**Extracted entries:**
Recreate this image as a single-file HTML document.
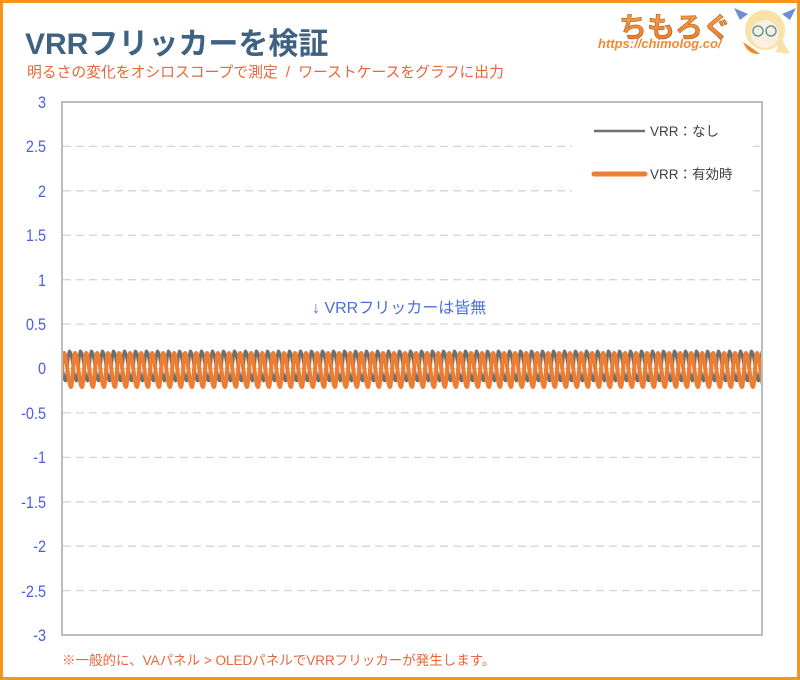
<!DOCTYPE html>
<html><head><meta charset="utf-8">
<style>
html,body{margin:0;padding:0;background:#fff;}
svg{display:block;}
text{font-family:"Liberation Sans","Noto Sans CJK JP",sans-serif;}
</style></head>
<body>
<svg width="800" height="680" viewBox="0 0 800 680" xmlns="http://www.w3.org/2000/svg">
<defs>
<clipPath id="pc"><rect x="63" y="103" width="698" height="531"/></clipPath>
<linearGradient id="lg" x1="0" y1="0" x2="0" y2="1">
<stop offset="0" stop-color="#f6a14a"/><stop offset="1" stop-color="#e8772a"/>
</linearGradient>
</defs>
<rect x="0" y="0" width="800" height="680" fill="#fff"/>
<rect x="1.5" y="1.5" width="797" height="677" fill="none" stroke="#f7941d" stroke-width="3"/>

<!-- Title -->
<text x="25" y="54" font-size="30" font-weight="bold" fill="#3f6282">VRRフリッカーを検証</text>
<text x="27" y="77" font-size="14.8" fill="#e8663a">明るさの変化をオシロスコープで測定 &#160;/&#160; ワーストケースをグラフに出力</text>

<!-- Logo -->
<text x="619" y="37" font-size="28" font-weight="bold" fill="url(#lg)" stroke="#b05a1a" stroke-width="0.6">ちもろぐ</text>
<text x="598" y="48" font-size="13" font-weight="bold" font-style="italic" fill="#f08a30">https://chimolog.co/</text>
<g>
<path d="M748 14 L734 8 L740 20 Z" fill="#6a8fd8"/>
<path d="M782 14 L796 8 L790 20 Z" fill="#6a8fd8"/>
<ellipse cx="765" cy="30" rx="20" ry="20" fill="#f8e2a8"/>
<ellipse cx="765" cy="34" rx="14" ry="14" fill="#fdeee0"/>
<circle cx="758" cy="31" r="5" fill="none" stroke="#5aa0a0" stroke-width="1.5"/>
<circle cx="771" cy="31" r="5" fill="none" stroke="#5aa0a0" stroke-width="1.5"/>
<path d="M743 42 Q748 55 760 54 L752 48 Z" fill="#f08a30"/>
<path d="M780 36 L790 54 L776 52 Z" fill="#f8e2a8"/>
</g>

<!-- Gridlines -->
<g stroke="#d6d6d6" stroke-width="1.3" stroke-dasharray="8,5">
<line x1="63" x2="761" y1="146.4" y2="146.4"/>
<line x1="63" x2="761" y1="190.8" y2="190.8"/>
<line x1="63" x2="761" y1="235.3" y2="235.3"/>
<line x1="63" x2="761" y1="279.7" y2="279.7"/>
<line x1="63" x2="761" y1="324.1" y2="324.1"/>
<line x1="63" x2="761" y1="412.9" y2="412.9"/>
<line x1="63" x2="761" y1="457.4" y2="457.4"/>
<line x1="63" x2="761" y1="501.8" y2="501.8"/>
<line x1="63" x2="761" y1="546.2" y2="546.2"/>
<line x1="63" x2="761" y1="590.6" y2="590.6"/>
</g>
<line x1="63" x2="761" y1="368.5" y2="368.5" stroke="#d0d0d0" stroke-width="1.3"/>

<!-- Legend box -->
<rect x="572" y="110" width="181" height="88" fill="#fff"/>
<line x1="594" x2="645" y1="131" y2="131" stroke="#707070" stroke-width="2.5"/>
<text x="650" y="136" font-size="13.5" fill="#404040">VRR：なし</text>
<line x1="594" x2="645" y1="174" y2="174" stroke="#ed7d31" stroke-width="5" stroke-linecap="round"/>
<text x="650" y="179" font-size="13.5" fill="#404040">VRR：有効時</text>

<!-- Annotation -->
<text x="312" y="313" font-size="16" fill="#4a6ee0">↓ VRRフリッカーは皆無</text>

<!-- Series -->
<g clip-path="url(#pc)" fill="none" stroke-linejoin="round" stroke-linecap="round">
<path stroke="#6e6e6e" stroke-width="3" d="M54.5,381
c1.5,0 2.5,-30 4,-30 c2.5,0 4.5,30 7,30 c1.5,0 2.5,-30 4,-30 c2.5,0 4.5,30 7,30 c1.5,0 2.5,-30 4,-30 c2.5,0 4.5,30 7,30 c1.5,0 2.5,-30 4,-30 c2.5,0 4.5,30 7,30 c1.5,0 2.5,-30 4,-30 c2.5,0 4.5,30 7,30
c1.5,0 2.5,-30 4,-30 c2.5,0 4.5,30 7,30 c1.5,0 2.5,-30 4,-30 c2.5,0 4.5,30 7,30 c1.5,0 2.5,-30 4,-30 c2.5,0 4.5,30 7,30 c1.5,0 2.5,-30 4,-30 c2.5,0 4.5,30 7,30 c1.5,0 2.5,-30 4,-30 c2.5,0 4.5,30 7,30
c1.5,0 2.5,-30 4,-30 c2.5,0 4.5,30 7,30 c1.5,0 2.5,-30 4,-30 c2.5,0 4.5,30 7,30 c1.5,0 2.5,-30 4,-30 c2.5,0 4.5,30 7,30 c1.5,0 2.5,-30 4,-30 c2.5,0 4.5,30 7,30 c1.5,0 2.5,-30 4,-30 c2.5,0 4.5,30 7,30
c1.5,0 2.5,-30 4,-30 c2.5,0 4.5,30 7,30 c1.5,0 2.5,-30 4,-30 c2.5,0 4.5,30 7,30 c1.5,0 2.5,-30 4,-30 c2.5,0 4.5,30 7,30 c1.5,0 2.5,-30 4,-30 c2.5,0 4.5,30 7,30 c1.5,0 2.5,-30 4,-30 c2.5,0 4.5,30 7,30
c1.5,0 2.5,-30 4,-30 c2.5,0 4.5,30 7,30 c1.5,0 2.5,-30 4,-30 c2.5,0 4.5,30 7,30 c1.5,0 2.5,-30 4,-30 c2.5,0 4.5,30 7,30 c1.5,0 2.5,-30 4,-30 c2.5,0 4.5,30 7,30 c1.5,0 2.5,-30 4,-30 c2.5,0 4.5,30 7,30
c1.5,0 2.5,-30 4,-30 c2.5,0 4.5,30 7,30 c1.5,0 2.5,-30 4,-30 c2.5,0 4.5,30 7,30 c1.5,0 2.5,-30 4,-30 c2.5,0 4.5,30 7,30 c1.5,0 2.5,-30 4,-30 c2.5,0 4.5,30 7,30 c1.5,0 2.5,-30 4,-30 c2.5,0 4.5,30 7,30
c1.5,0 2.5,-30 4,-30 c2.5,0 4.5,30 7,30 c1.5,0 2.5,-30 4,-30 c2.5,0 4.5,30 7,30 c1.5,0 2.5,-30 4,-30 c2.5,0 4.5,30 7,30 c1.5,0 2.5,-30 4,-30 c2.5,0 4.5,30 7,30 c1.5,0 2.5,-30 4,-30 c2.5,0 4.5,30 7,30
c1.5,0 2.5,-30 4,-30 c2.5,0 4.5,30 7,30 c1.5,0 2.5,-30 4,-30 c2.5,0 4.5,30 7,30 c1.5,0 2.5,-30 4,-30 c2.5,0 4.5,30 7,30 c1.5,0 2.5,-30 4,-30 c2.5,0 4.5,30 7,30 c1.5,0 2.5,-30 4,-30 c2.5,0 4.5,30 7,30
c1.5,0 2.5,-30 4,-30 c2.5,0 4.5,30 7,30 c1.5,0 2.5,-30 4,-30 c2.5,0 4.5,30 7,30 c1.5,0 2.5,-30 4,-30 c2.5,0 4.5,30 7,30 c1.5,0 2.5,-30 4,-30 c2.5,0 4.5,30 7,30 c1.5,0 2.5,-30 4,-30 c2.5,0 4.5,30 7,30
c1.5,0 2.5,-30 4,-30 c2.5,0 4.5,30 7,30 c1.5,0 2.5,-30 4,-30 c2.5,0 4.5,30 7,30 c1.5,0 2.5,-30 4,-30 c2.5,0 4.5,30 7,30 c1.5,0 2.5,-30 4,-30 c2.5,0 4.5,30 7,30 c1.5,0 2.5,-30 4,-30 c2.5,0 4.5,30 7,30
c1.5,0 2.5,-30 4,-30 c2.5,0 4.5,30 7,30 c1.5,0 2.5,-30 4,-30 c2.5,0 4.5,30 7,30 c1.5,0 2.5,-30 4,-30 c2.5,0 4.5,30 7,30 c1.5,0 2.5,-30 4,-30 c2.5,0 4.5,30 7,30 c1.5,0 2.5,-30 4,-30 c2.5,0 4.5,30 7,30
c1.5,0 2.5,-30 4,-30 c2.5,0 4.5,30 7,30 c1.5,0 2.5,-30 4,-30 c2.5,0 4.5,30 7,30 c1.5,0 2.5,-30 4,-30 c2.5,0 4.5,30 7,30 c1.5,0 2.5,-30 4,-30 c2.5,0 4.5,30 7,30 c1.5,0 2.5,-30 4,-30 c2.5,0 4.5,30 7,30
c1.5,0 2.5,-30 4,-30 c2.5,0 4.5,30 7,30 c1.5,0 2.5,-30 4,-30 c2.5,0 4.5,30 7,30 c1.5,0 2.5,-30 4,-30 c2.5,0 4.5,30 7,30 c1.5,0 2.5,-30 4,-30 c2.5,0 4.5,30 7,30 c1.5,0 2.5,-30 4,-30 c2.5,0 4.5,30 7,30
c1.5,0 2.5,-30 4,-30 c2.5,0 4.5,30 7,30"/>
<path stroke="#ed7d31" stroke-width="4" d="M60,387
c1.5,0 2.5,-34 4,-34 c2.5,0 4.5,34 7,34 c1.5,0 2.5,-34 4,-34 c2.5,0 4.5,34 7,34 c1.5,0 2.5,-34 4,-34 c2.5,0 4.5,34 7,34 c1.5,0 2.5,-34 4,-34 c2.5,0 4.5,34 7,34 c1.5,0 2.5,-34 4,-34 c2.5,0 4.5,34 7,34
c1.5,0 2.5,-34 4,-34 c2.5,0 4.5,34 7,34 c1.5,0 2.5,-34 4,-34 c2.5,0 4.5,34 7,34 c1.5,0 2.5,-34 4,-34 c2.5,0 4.5,34 7,34 c1.5,0 2.5,-34 4,-34 c2.5,0 4.5,34 7,34 c1.5,0 2.5,-34 4,-34 c2.5,0 4.5,34 7,34
c1.5,0 2.5,-34 4,-34 c2.5,0 4.5,34 7,34 c1.5,0 2.5,-34 4,-34 c2.5,0 4.5,34 7,34 c1.5,0 2.5,-34 4,-34 c2.5,0 4.5,34 7,34 c1.5,0 2.5,-34 4,-34 c2.5,0 4.5,34 7,34 c1.5,0 2.5,-34 4,-34 c2.5,0 4.5,34 7,34
c1.5,0 2.5,-34 4,-34 c2.5,0 4.5,34 7,34 c1.5,0 2.5,-34 4,-34 c2.5,0 4.5,34 7,34 c1.5,0 2.5,-34 4,-34 c2.5,0 4.5,34 7,34 c1.5,0 2.5,-34 4,-34 c2.5,0 4.5,34 7,34 c1.5,0 2.5,-34 4,-34 c2.5,0 4.5,34 7,34
c1.5,0 2.5,-34 4,-34 c2.5,0 4.5,34 7,34 c1.5,0 2.5,-34 4,-34 c2.5,0 4.5,34 7,34 c1.5,0 2.5,-34 4,-34 c2.5,0 4.5,34 7,34 c1.5,0 2.5,-34 4,-34 c2.5,0 4.5,34 7,34 c1.5,0 2.5,-34 4,-34 c2.5,0 4.5,34 7,34
c1.5,0 2.5,-34 4,-34 c2.5,0 4.5,34 7,34 c1.5,0 2.5,-34 4,-34 c2.5,0 4.5,34 7,34 c1.5,0 2.5,-34 4,-34 c2.5,0 4.5,34 7,34 c1.5,0 2.5,-34 4,-34 c2.5,0 4.5,34 7,34 c1.5,0 2.5,-34 4,-34 c2.5,0 4.5,34 7,34
c1.5,0 2.5,-34 4,-34 c2.5,0 4.5,34 7,34 c1.5,0 2.5,-34 4,-34 c2.5,0 4.5,34 7,34 c1.5,0 2.5,-34 4,-34 c2.5,0 4.5,34 7,34 c1.5,0 2.5,-34 4,-34 c2.5,0 4.5,34 7,34 c1.5,0 2.5,-34 4,-34 c2.5,0 4.5,34 7,34
c1.5,0 2.5,-34 4,-34 c2.5,0 4.5,34 7,34 c1.5,0 2.5,-34 4,-34 c2.5,0 4.5,34 7,34 c1.5,0 2.5,-34 4,-34 c2.5,0 4.5,34 7,34 c1.5,0 2.5,-34 4,-34 c2.5,0 4.5,34 7,34 c1.5,0 2.5,-34 4,-34 c2.5,0 4.5,34 7,34
c1.5,0 2.5,-34 4,-34 c2.5,0 4.5,34 7,34 c1.5,0 2.5,-34 4,-34 c2.5,0 4.5,34 7,34 c1.5,0 2.5,-34 4,-34 c2.5,0 4.5,34 7,34 c1.5,0 2.5,-34 4,-34 c2.5,0 4.5,34 7,34 c1.5,0 2.5,-34 4,-34 c2.5,0 4.5,34 7,34
c1.5,0 2.5,-34 4,-34 c2.5,0 4.5,34 7,34 c1.5,0 2.5,-34 4,-34 c2.5,0 4.5,34 7,34 c1.5,0 2.5,-34 4,-34 c2.5,0 4.5,34 7,34 c1.5,0 2.5,-34 4,-34 c2.5,0 4.5,34 7,34 c1.5,0 2.5,-34 4,-34 c2.5,0 4.5,34 7,34
c1.5,0 2.5,-34 4,-34 c2.5,0 4.5,34 7,34 c1.5,0 2.5,-34 4,-34 c2.5,0 4.5,34 7,34 c1.5,0 2.5,-34 4,-34 c2.5,0 4.5,34 7,34 c1.5,0 2.5,-34 4,-34 c2.5,0 4.5,34 7,34 c1.5,0 2.5,-34 4,-34 c2.5,0 4.5,34 7,34
c1.5,0 2.5,-34 4,-34 c2.5,0 4.5,34 7,34 c1.5,0 2.5,-34 4,-34 c2.5,0 4.5,34 7,34 c1.5,0 2.5,-34 4,-34 c2.5,0 4.5,34 7,34 c1.5,0 2.5,-34 4,-34 c2.5,0 4.5,34 7,34 c1.5,0 2.5,-34 4,-34 c2.5,0 4.5,34 7,34
c1.5,0 2.5,-34 4,-34 c2.5,0 4.5,34 7,34 c1.5,0 2.5,-34 4,-34 c2.5,0 4.5,34 7,34 c1.5,0 2.5,-34 4,-34 c2.5,0 4.5,34 7,34 c1.5,0 2.5,-34 4,-34 c2.5,0 4.5,34 7,34 c1.5,0 2.5,-34 4,-34 c2.5,0 4.5,34 7,34
c1.5,0 2.5,-34 4,-34 c2.5,0 4.5,34 7,34"/>
</g>

<!-- Plot border -->
<rect x="62" y="102" width="700" height="533" fill="none" stroke="#bdbdbd" stroke-width="2"/>

<!-- Y tick labels -->
<g transform="translate(46,0) scale(0.85,1)" font-size="17" fill="#4a5ee0" text-anchor="end">
<text x="0" y="108">3</text>
<text x="0" y="152">2.5</text>
<text x="0" y="197">2</text>
<text x="0" y="241">1.5</text>
<text x="0" y="286">1</text>
<text x="0" y="330">0.5</text>
<text x="0" y="374">0</text>
<text x="0" y="419">-0.5</text>
<text x="0" y="463">-1</text>
<text x="0" y="508">-1.5</text>
<text x="0" y="552">-2</text>
<text x="0" y="597">-2.5</text>
<text x="0" y="641">-3</text>
</g>

<!-- Footnote -->
<text x="62" y="665" font-size="13.5" fill="#e8663a">※一般的に、VAパネル &gt; OLEDパネルでVRRフリッカーが発生します。</text>
</svg>
</body></html>
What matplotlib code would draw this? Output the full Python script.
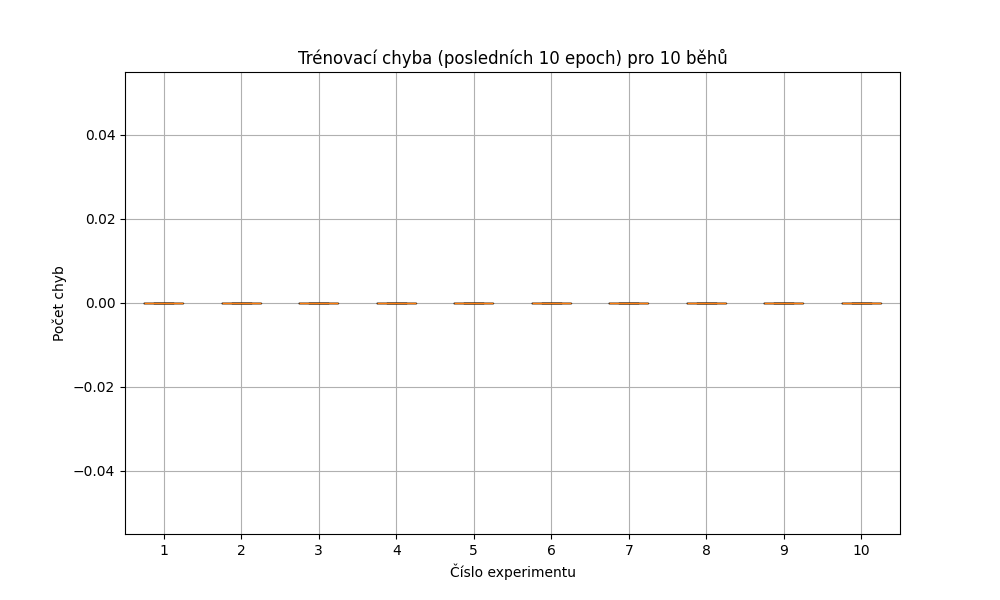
import matplotlib
matplotlib.use("Agg")
import matplotlib.pyplot as plt

# errors over the last 10 epochs for each of 10 runs (all zero)
run_1 = [0, 0, 0, 0, 0, 0, 0, 0, 0, 0]
run_2 = [0, 0, 0, 0, 0, 0, 0, 0, 0, 0]
run_3 = [0, 0, 0, 0, 0, 0, 0, 0, 0, 0]
run_4 = [0, 0, 0, 0, 0, 0, 0, 0, 0, 0]
run_5 = [0, 0, 0, 0, 0, 0, 0, 0, 0, 0]
run_6 = [0, 0, 0, 0, 0, 0, 0, 0, 0, 0]
run_7 = [0, 0, 0, 0, 0, 0, 0, 0, 0, 0]
run_8 = [0, 0, 0, 0, 0, 0, 0, 0, 0, 0]
run_9 = [0, 0, 0, 0, 0, 0, 0, 0, 0, 0]
run_10 = [0, 0, 0, 0, 0, 0, 0, 0, 0, 0]
runs = [run_1, run_2, run_3, run_4, run_5, run_6, run_7, run_8, run_9, run_10]
labels = ["1", "2", "3", "4", "5", "6", "7", "8", "9", "10"]

fig, ax = plt.subplots(figsize=(10, 6), dpi=100)
ax.boxplot(runs, tick_labels=labels)
ax.set_title("Trénovací chyba (posledních 10 epoch) pro 10 běhů")
ax.set_xlabel("Číslo experimentu")
ax.set_ylabel("Počet chyb")
ax.grid(True)
fig.savefig("out.png")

**Aim of the task:** Please output exactly the lines from the line containing "What matplotlib code" through the last line of the records above, both included, and leave out any pictures.

**Final answer:**
What matplotlib code would draw this? Output the full Python script.
import matplotlib
matplotlib.use("Agg")
import matplotlib.pyplot as plt

# errors over the last 10 epochs for each of 10 runs (all zero)
run_1 = [0, 0, 0, 0, 0, 0, 0, 0, 0, 0]
run_2 = [0, 0, 0, 0, 0, 0, 0, 0, 0, 0]
run_3 = [0, 0, 0, 0, 0, 0, 0, 0, 0, 0]
run_4 = [0, 0, 0, 0, 0, 0, 0, 0, 0, 0]
run_5 = [0, 0, 0, 0, 0, 0, 0, 0, 0, 0]
run_6 = [0, 0, 0, 0, 0, 0, 0, 0, 0, 0]
run_7 = [0, 0, 0, 0, 0, 0, 0, 0, 0, 0]
run_8 = [0, 0, 0, 0, 0, 0, 0, 0, 0, 0]
run_9 = [0, 0, 0, 0, 0, 0, 0, 0, 0, 0]
run_10 = [0, 0, 0, 0, 0, 0, 0, 0, 0, 0]
runs = [run_1, run_2, run_3, run_4, run_5, run_6, run_7, run_8, run_9, run_10]
labels = ["1", "2", "3", "4", "5", "6", "7", "8", "9", "10"]

fig, ax = plt.subplots(figsize=(10, 6), dpi=100)
ax.boxplot(runs, tick_labels=labels)
ax.set_title("Trénovací chyba (posledních 10 epoch) pro 10 běhů")
ax.set_xlabel("Číslo experimentu")
ax.set_ylabel("Počet chyb")
ax.grid(True)
fig.savefig("out.png")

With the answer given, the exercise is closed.